Então, necessariamente, vai precisar de algum tempo para que o mercado, munido de novas informações, passe a reinterpretar o valor daquele ativo e vá o colocando mais alinhado com o valor intrínseco estimado por você. Você pode gostar de uma ação, mas ela não nutre sentimentos por você. É necessariamente uma relação platônica, amor não correspondido.

Não é porque você comprou que, imediatamente, o mercado vai decidir corrigir a tal assimetria de informação capaz de hoje explicar a discrepância entre preço e valor intrínseco. Em outras palavras, você necessariamente vai passar um tempo errado. Sua tese não vai se provar certa imediatamente. Ciclos empresariais ou econômicos são diferentes dos ciclos do intraday e do daytrade.

Resumidamente, o bom investimento requer tempo para se materializar e passa de forma inexorável por momentos de perdas — a rigor, os mercados passam dois terços do tempo em drawdowns (abaixo do pico), de tal sorte que é comum vermos portfólios no vermelho. Se você não estiver preparado para isso, vai sair na hora ruim, antes da materialização da tese de investimentos.

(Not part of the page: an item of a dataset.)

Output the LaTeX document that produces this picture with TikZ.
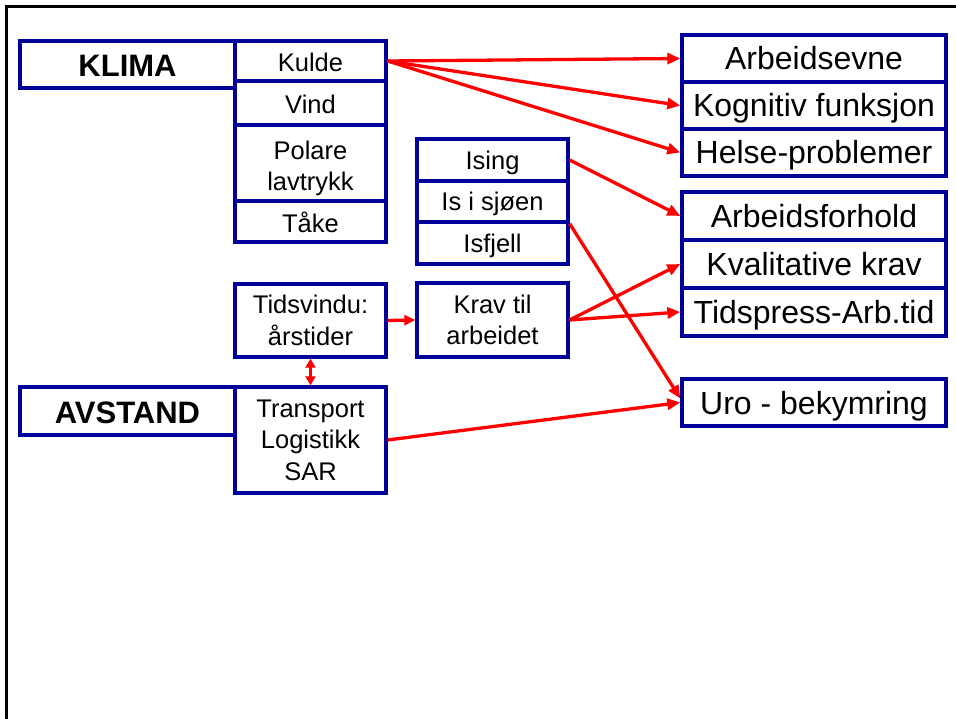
\documentclass[tikz,border=0pt]{standalone}
\usepackage{fontspec}
\setmainfont{Liberation Sans}
\usetikzlibrary{arrows.meta}
\definecolor{boxblue}{RGB}{0,0,153}
\definecolor{linkred}{RGB}{255,0,0}
\begin{document}
\begin{tikzpicture}[x=1pt,y=-1pt,
  box/.style={draw=boxblue, line width=3.3pt, fill=white, inner sep=0pt, align=center},
  small/.style={font=\fontsize{25.5}{31.5}\selectfont, minimum width=151pt},
  smallone/.style={small, text height=24pt, text depth=2pt},
  icebox/.style={small, text height=22pt, text depth=3pt},
  large/.style={font=\fontsize{32}{38}\selectfont, minimum width=264pt,
    minimum height=47pt, text height=28.5pt, text depth=5.5pt},
  heading/.style={font=\fontsize{31}{38}\selectfont\bfseries, minimum width=215pt,
    text height=28pt, text depth=3.8pt},
  link/.style={draw=linkred, line width=3.3pt, -{Triangle[length=13pt,width=11pt]}},
  shortlink/.style={draw=linkred, line width=3.3pt, -{Triangle[length=11pt,width=10pt]}},
  twolink/.style={draw=linkred, line width=3.3pt,
    {Triangle[length=9pt,width=10pt]}-{Triangle[length=9pt,width=10pt]}}]

\useasboundingbox (0,0) rectangle (956,719);

% frame
\draw[line width=3pt] (6.5,719) -- (6.5,6.5) -- (956,6.5);

% climate group
\node[box, heading, minimum height=47pt] (klima) at (127.5,64.5) {KLIMA};
\node[box, smallone, minimum height=40pt] (kulde) at (310.5,61) {Kulde};
\node[box, smallone, minimum height=44pt] (vind) at (310.5,103) {Vind};
\node[box, small, minimum height=76pt] (polare) at (310.5,163) {\rule{0pt}{29pt}Polare\\lavtrykk};
\node[box, smallone, minimum height=41pt] (taake) at (310.5,221.5) {Tåke};

% ice group
\node[box, icebox, minimum height=42pt] (ising) at (492.5,160) {Ising};
\node[box, icebox, minimum height=41pt] (sjoen) at (492.5,201.5) {Is i sjøen};
\node[box, icebox, minimum height=42pt] (isfjell) at (492.5,243) {Isfjell};

% time window and work demands
\node[box, small, minimum height=73pt] (tidsvindu) at (310.5,320.5) {Tidsvindu:\\årstider};
\node[box, small, minimum height=74pt] (krav) at (492.5,320) {Krav til\\arbeidet};

% distance group
\node[box, heading, minimum height=48pt] (avstand) at (127.5,411) {AVSTAND};
\node[box, small, minimum height=106pt] (transport) at (310.5,440) {Transport\\Logistikk\\SAR};

% outcomes
\node[box, large] (evne) at (814,58.5) {Arbeidsevne};
\node[box, large] (kognitiv) at (814,105.5) {Kognitiv funksjon};
\node[box, large] (helse) at (814,152.5) {Helse-problemer};
\node[box, large, minimum height=48pt] (forhold) at (814,216) {Arbeidsforhold};
\node[box, large, minimum height=48pt] (kvalitativ) at (814,264) {Kvalitative krav};
\node[box, large, minimum height=48pt] (tidspress) at (814,312) {Tidspress-Arb.tid};
\node[box, large] (uro) at (814,402.5) {Uro - bekymring};

% connections
\draw[link] (kulde.east) -- (evne.west);
\draw[link] (kulde.east) -- (kognitiv.west);
\draw[link] (kulde.east) -- (helse.west);
\draw[link] (ising.east) -- (forhold.west);
\draw[link] (sjoen.south east) -- ([yshift=4pt]uro.west);
\draw[link] (krav.east) -- (kvalitativ.west);
\draw[link] (krav.east) -- (tidspress.west);
\draw[link] (transport.east) -- (uro.west);
\draw[shortlink] (tidsvindu.east) -- (krav.west);
\draw[twolink] (tidsvindu.south) -- (transport.north);
\end{tikzpicture}
\end{document}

Para encerrar aqui o papo reto, se você vai seguir a Carteira Empiricus ou se prefere continuar por conta própria, minhas sugestões são as mesmas: i) entenda que as coisas demoram; ii) haverá momentos em que o portfólio estará no negativo sem que isso signifique algum erro de gestão ou no processo decisório, sendo resultado apenas da atuação das forças aleatórias; e, claro, iii) haverá os erros propriamente ditos — todo gestor, por mais competente que seja, tem suas próprias dúvidas, não goza de nenhum superpoder e está no mesmo ambiente de incerteza e incapacidade de prever o futuro que você.

Eu me belisquei várias e várias vezes no começo de setembro, com o receio de que o fluxo, de fato, se voltasse para bancos e commodities, com escalada dos yields globais. No final, parece ter passado, pelo menos por enquanto — essa ressalva sempre insuportável que caracteriza a essência da vida de um investidor. É sempre um day one.